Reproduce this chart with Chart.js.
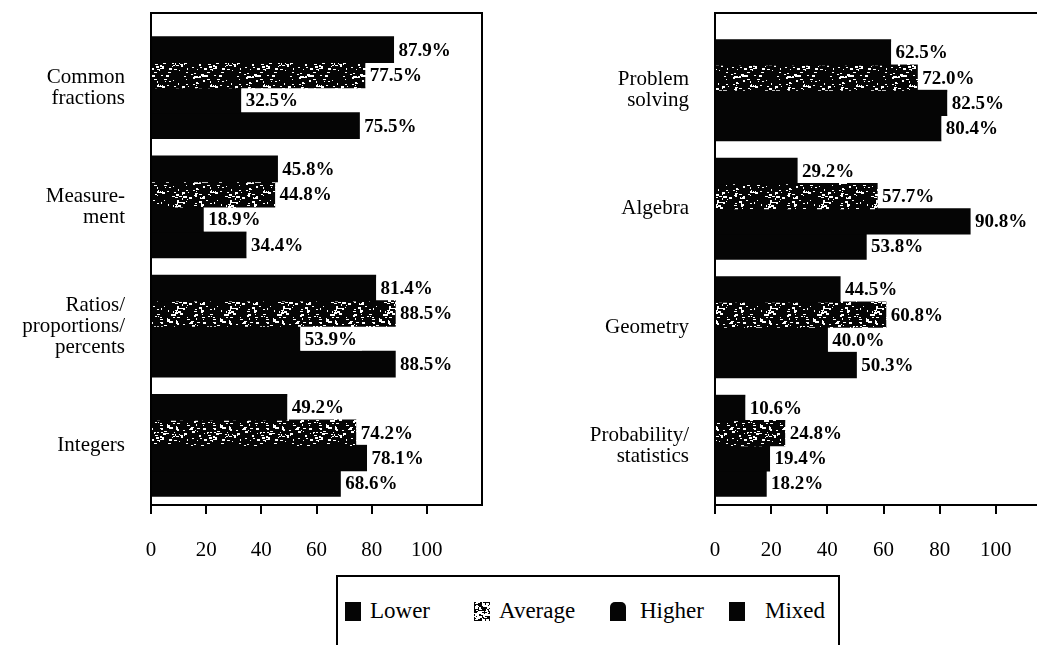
<!DOCTYPE html>
<html>
<head>
<meta charset="utf-8">
<script src="https://cdn.jsdelivr.net/npm/chart.js@4/dist/chart.umd.min.js"></script>
<style>
  html, body { margin: 0; padding: 0; background: #fff; width: 1037px; height: 645px; overflow: hidden; }
  #wrap { position: relative; width: 1037px; height: 645px; overflow: hidden; }
  #c1 { position: absolute; left: 0; top: 0; }
  #c2 { position: absolute; left: 540px; top: 0; }
  #legend { position: absolute; left: 336px; top: 575px; width: 504px; height: 90px;
            border: 2px solid #000; box-sizing: border-box;
            font-family: 'Liberation Serif', 'Times New Roman', serif; font-size: 23px; color: #000; }
  .lg-sw { position: absolute; top: 25px; width: 16px; height: 19px; background: #050505; }
  .lg-tx { position: absolute; top: 21px; line-height: 26px; white-space: nowrap; }
</style>
</head>
<body>
<div id="wrap">
  <canvas id="c1" width="492" height="570"></canvas>
  <canvas id="c2" width="522" height="570"></canvas>
  <div id="legend"></div>
</div>
<script>
// ---------------- DATA ----------------
const seriesNames = ['Lower', 'Average', 'Higher', 'Mixed'];

const leftCategories = [['Common', 'fractions'], ['Measure-', 'ment'], ['Ratios/', 'proportions/', 'percents'], ['Integers']];
const leftLower   = [87.9, 45.8, 81.4, 49.2];
const leftAverage = [77.5, 44.8, 88.5, 74.2];
const leftHigher  = [32.5, 18.9, 53.9, 78.1];
const leftMixed   = [75.5, 34.4, 88.5, 68.6];

const rightCategories = [['Problem', 'solving'], ['Algebra'], ['Geometry'], ['Probability/', 'statistics']];
const rightLower   = [62.5, 29.2, 44.5, 10.6];
const rightAverage = [72.0, 57.7, 60.8, 24.8];
const rightHigher  = [82.5, 90.8, 40.0, 19.4];
const rightMixed   = [80.4, 53.8, 50.3, 18.2];

const xTickValues = [0, 20, 40, 60, 80, 100];

// ---------------- STYLE ----------------
const SERIF = "'Liberation Serif', 'Times New Roman', serif";
const INK = '#050505';

function makeSpeckle(size, density) {
  const c = document.createElement('canvas');
  c.width = size; c.height = size;
  const ctx = c.getContext('2d');
  ctx.fillStyle = INK;
  ctx.fillRect(0, 0, size, size);
  ctx.fillStyle = '#ffffff';
  for (let y = 0; y < size; y += 1) {
    for (let x = 0; x < size; x += 1) {
      let h = Math.imul(x * 3 + 17, 374761393) ^ Math.imul(y * 5 + 31, 668265263);
      h = Math.imul(h ^ (h >>> 13), 1274126177);
      h = (h ^ (h >>> 16)) >>> 0;
      if (h % 1000 < density) ctx.fillRect(x, y, 1 + (h % 3), 1 + ((h >> 4) % 2));
    }
  }
  return c;
}
const speckleCanvas = makeSpeckle(53, 80);
const patternCtx = document.createElement('canvas').getContext('2d');
const specklePattern = patternCtx.createPattern(speckleCanvas, 'repeat');

const seriesFills = [INK, specklePattern, INK, INK];

// box + value label plugin
const decorPlugin = {
  id: 'decor',
  afterDatasetsDraw(chart) {
    const ctx = chart.ctx;
    ctx.save();
    ctx.font = "bold 19px " + SERIF;
    ctx.textBaseline = 'middle';
    ctx.textAlign = 'left';
    chart.data.datasets.forEach((ds, di) => {
      const meta = chart.getDatasetMeta(di);
      meta.data.forEach((el, i) => {
        const txt = ds.data[i].toFixed(1) + '%';
        const w = ctx.measureText(txt).width;
        const x0 = el.x;
        const h = el.height;
        ctx.fillStyle = '#ffffff';
        ctx.fillRect(x0 + 1, el.y - h / 2 + 2, w + 9, h - 3);
        ctx.fillStyle = '#000000';
        ctx.fillText(txt, x0 + 5, el.y + 1);
      });
    });
    ctx.restore();
  },
  afterDraw(chart) {
    const a = chart.chartArea;
    const ctx = chart.ctx;
    ctx.save();
    ctx.strokeStyle = '#000';
    ctx.lineWidth = 2;
    ctx.strokeRect(a.left, 13, a.right - a.left, a.bottom - 13);
    ctx.restore();
  }
};

function makeChart(id, categories, values, yWidth, topPad) {
  return new Chart(document.getElementById(id), {
    type: 'bar',
    data: {
      labels: categories,
      datasets: seriesNames.map((n, k) => ({
        label: n,
        data: values[k],
        backgroundColor: seriesFills[k],
        borderWidth: 0,
        inflateAmount: 0.6,
        barPercentage: 1.0,
        categoryPercentage: 0.85
      }))
    },
    options: {
      indexAxis: 'y',
      responsive: false,
      animation: false,
      devicePixelRatio: 1,
      layout: { padding: { top: topPad, right: 10, left: 0, bottom: 0 } },
      plugins: { legend: { display: false }, tooltip: { enabled: false } },
      scales: {
        x: {
          min: 0, max: 120,
          afterBuildTicks(scale) { scale.ticks = xTickValues.map(v => ({ value: v })); },
          afterFit(scale) { scale.height = 65; scale.paddingLeft = 0; scale.paddingRight = 0; },
          ticks: { color: '#000', font: { family: SERIF, size: 21 }, padding: 24, maxRotation: 0 },
          grid: { display: true, drawOnChartArea: false, drawTicks: true, tickLength: 9, color: '#000', lineWidth: 2 },
          border: { display: true, color: '#000', width: 2 }
        },
        y: {
          afterFit(scale) { scale.width = yWidth; scale.paddingTop = 0; scale.paddingBottom = 0; },
          ticks: { color: '#000', font: { family: SERIF, size: 21, lineHeight: 1.0 }, padding: 18 },
          grid: { display: false },
          border: { display: true, color: '#000', width: 2 }
        }
      }
    },
    plugins: [decorPlugin]
  });
}

makeChart('c1', leftCategories, [leftLower, leftAverage, leftHigher, leftMixed], 151, 28);
makeChart('c2', rightCategories, [rightLower, rightAverage, rightHigher, rightMixed], 175, 31);

// ---------------- LEGEND (HTML) ----------------
const legend = document.getElementById('legend');
const swatchX = [7, 136, 272, 391];
const textX = [32, 161, 302, 427];
const legendSpeckle = makeSpeckle(16, 300).toDataURL();
seriesNames.forEach((n, k) => {
  const sw = document.createElement('div');
  sw.className = 'lg-sw';
  sw.style.left = swatchX[k] + 'px';
  if (k === 1) { sw.style.backgroundImage = 'url(' + legendSpeckle + ')'; }
  if (k === 2) { sw.style.borderRadius = '5px 5px 0 0'; }
  legend.appendChild(sw);
  const tx = document.createElement('div');
  tx.className = 'lg-tx';
  tx.style.left = textX[k] + 'px';
  tx.textContent = n;
  legend.appendChild(tx);
});
</script>
</body>
</html>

:: What the task asks ::
Restate the data above word for word. Do not include the images.

:: Response for this exercise ::
Reproduce this chart with Chart.js.
<!DOCTYPE html>
<html>
<head>
<meta charset="utf-8">
<script src="https://cdn.jsdelivr.net/npm/chart.js@4/dist/chart.umd.min.js"></script>
<style>
  html, body { margin: 0; padding: 0; background: #fff; width: 1037px; height: 645px; overflow: hidden; }
  #wrap { position: relative; width: 1037px; height: 645px; overflow: hidden; }
  #c1 { position: absolute; left: 0; top: 0; }
  #c2 { position: absolute; left: 540px; top: 0; }
  #legend { position: absolute; left: 336px; top: 575px; width: 504px; height: 90px;
            border: 2px solid #000; box-sizing: border-box;
            font-family: 'Liberation Serif', 'Times New Roman', serif; font-size: 23px; color: #000; }
  .lg-sw { position: absolute; top: 25px; width: 16px; height: 19px; background: #050505; }
  .lg-tx { position: absolute; top: 21px; line-height: 26px; white-space: nowrap; }
</style>
</head>
<body>
<div id="wrap">
  <canvas id="c1" width="492" height="570"></canvas>
  <canvas id="c2" width="522" height="570"></canvas>
  <div id="legend"></div>
</div>
<script>
// ---------------- DATA ----------------
const seriesNames = ['Lower', 'Average', 'Higher', 'Mixed'];

const leftCategories = [['Common', 'fractions'], ['Measure-', 'ment'], ['Ratios/', 'proportions/', 'percents'], ['Integers']];
const leftLower   = [87.9, 45.8, 81.4, 49.2];
const leftAverage = [77.5, 44.8, 88.5, 74.2];
const leftHigher  = [32.5, 18.9, 53.9, 78.1];
const leftMixed   = [75.5, 34.4, 88.5, 68.6];

const rightCategories = [['Problem', 'solving'], ['Algebra'], ['Geometry'], ['Probability/', 'statistics']];
const rightLower   = [62.5, 29.2, 44.5, 10.6];
const rightAverage = [72.0, 57.7, 60.8, 24.8];
const rightHigher  = [82.5, 90.8, 40.0, 19.4];
const rightMixed   = [80.4, 53.8, 50.3, 18.2];

const xTickValues = [0, 20, 40, 60, 80, 100];

// ---------------- STYLE ----------------
const SERIF = "'Liberation Serif', 'Times New Roman', serif";
const INK = '#050505';

function makeSpeckle(size, density) {
  const c = document.createElement('canvas');
  c.width = size; c.height = size;
  const ctx = c.getContext('2d');
  ctx.fillStyle = INK;
  ctx.fillRect(0, 0, size, size);
  ctx.fillStyle = '#ffffff';
  for (let y = 0; y < size; y += 1) {
    for (let x = 0; x < size; x += 1) {
      let h = Math.imul(x * 3 + 17, 374761393) ^ Math.imul(y * 5 + 31, 668265263);
      h = Math.imul(h ^ (h >>> 13), 1274126177);
      h = (h ^ (h >>> 16)) >>> 0;
      if (h % 1000 < density) ctx.fillRect(x, y, 1 + (h % 3), 1 + ((h >> 4) % 2));
    }
  }
  return c;
}
const speckleCanvas = makeSpeckle(53, 80);
const patternCtx = document.createElement('canvas').getContext('2d');
const specklePattern = patternCtx.createPattern(speckleCanvas, 'repeat');

const seriesFills = [INK, specklePattern, INK, INK];

// box + value label plugin
const decorPlugin = {
  id: 'decor',
  afterDatasetsDraw(chart) {
    const ctx = chart.ctx;
    ctx.save();
    ctx.font = "bold 19px " + SERIF;
    ctx.textBaseline = 'middle';
    ctx.textAlign = 'left';
    chart.data.datasets.forEach((ds, di) => {
      const meta = chart.getDatasetMeta(di);
      meta.data.forEach((el, i) => {
        const txt = ds.data[i].toFixed(1) + '%';
        const w = ctx.measureText(txt).width;
        const x0 = el.x;
        const h = el.height;
        ctx.fillStyle = '#ffffff';
        ctx.fillRect(x0 + 1, el.y - h / 2 + 2, w + 9, h - 3);
        ctx.fillStyle = '#000000';
        ctx.fillText(txt, x0 + 5, el.y + 1);
      });
    });
    ctx.restore();
  },
  afterDraw(chart) {
    const a = chart.chartArea;
    const ctx = chart.ctx;
    ctx.save();
    ctx.strokeStyle = '#000';
    ctx.lineWidth = 2;
    ctx.strokeRect(a.left, 13, a.right - a.left, a.bottom - 13);
    ctx.restore();
  }
};

function makeChart(id, categories, values, yWidth, topPad) {
  return new Chart(document.getElementById(id), {
    type: 'bar',
    data: {
      labels: categories,
      datasets: seriesNames.map((n, k) => ({
        label: n,
        data: values[k],
        backgroundColor: seriesFills[k],
        borderWidth: 0,
        inflateAmount: 0.6,
        barPercentage: 1.0,
        categoryPercentage: 0.85
      }))
    },
    options: {
      indexAxis: 'y',
      responsive: false,
      animation: false,
      devicePixelRatio: 1,
      layout: { padding: { top: topPad, right: 10, left: 0, bottom: 0 } },
      plugins: { legend: { display: false }, tooltip: { enabled: false } },
      scales: {
        x: {
          min: 0, max: 120,
          afterBuildTicks(scale) { scale.ticks = xTickValues.map(v => ({ value: v })); },
          afterFit(scale) { scale.height = 65; scale.paddingLeft = 0; scale.paddingRight = 0; },
          ticks: { color: '#000', font: { family: SERIF, size: 21 }, padding: 24, maxRotation: 0 },
          grid: { display: true, drawOnChartArea: false, drawTicks: true, tickLength: 9, color: '#000', lineWidth: 2 },
          border: { display: true, color: '#000', width: 2 }
        },
        y: {
          afterFit(scale) { scale.width = yWidth; scale.paddingTop = 0; scale.paddingBottom = 0; },
          ticks: { color: '#000', font: { family: SERIF, size: 21, lineHeight: 1.0 }, padding: 18 },
          grid: { display: false },
          border: { display: true, color: '#000', width: 2 }
        }
      }
    },
    plugins: [decorPlugin]
  });
}

makeChart('c1', leftCategories, [leftLower, leftAverage, leftHigher, leftMixed], 151, 28);
makeChart('c2', rightCategories, [rightLower, rightAverage, rightHigher, rightMixed], 175, 31);

// ---------------- LEGEND (HTML) ----------------
const legend = document.getElementById('legend');
const swatchX = [7, 136, 272, 391];
const textX = [32, 161, 302, 427];
const legendSpeckle = makeSpeckle(16, 300).toDataURL();
seriesNames.forEach((n, k) => {
  const sw = document.createElement('div');
  sw.className = 'lg-sw';
  sw.style.left = swatchX[k] + 'px';
  if (k === 1) { sw.style.backgroundImage = 'url(' + legendSpeckle + ')'; }
  if (k === 2) { sw.style.borderRadius = '5px 5px 0 0'; }
  legend.appendChild(sw);
  const tx = document.createElement('div');
  tx.className = 'lg-tx';
  tx.style.left = textX[k] + 'px';
  tx.textContent = n;
  legend.appendChild(tx);
});
</script>
</body>
</html>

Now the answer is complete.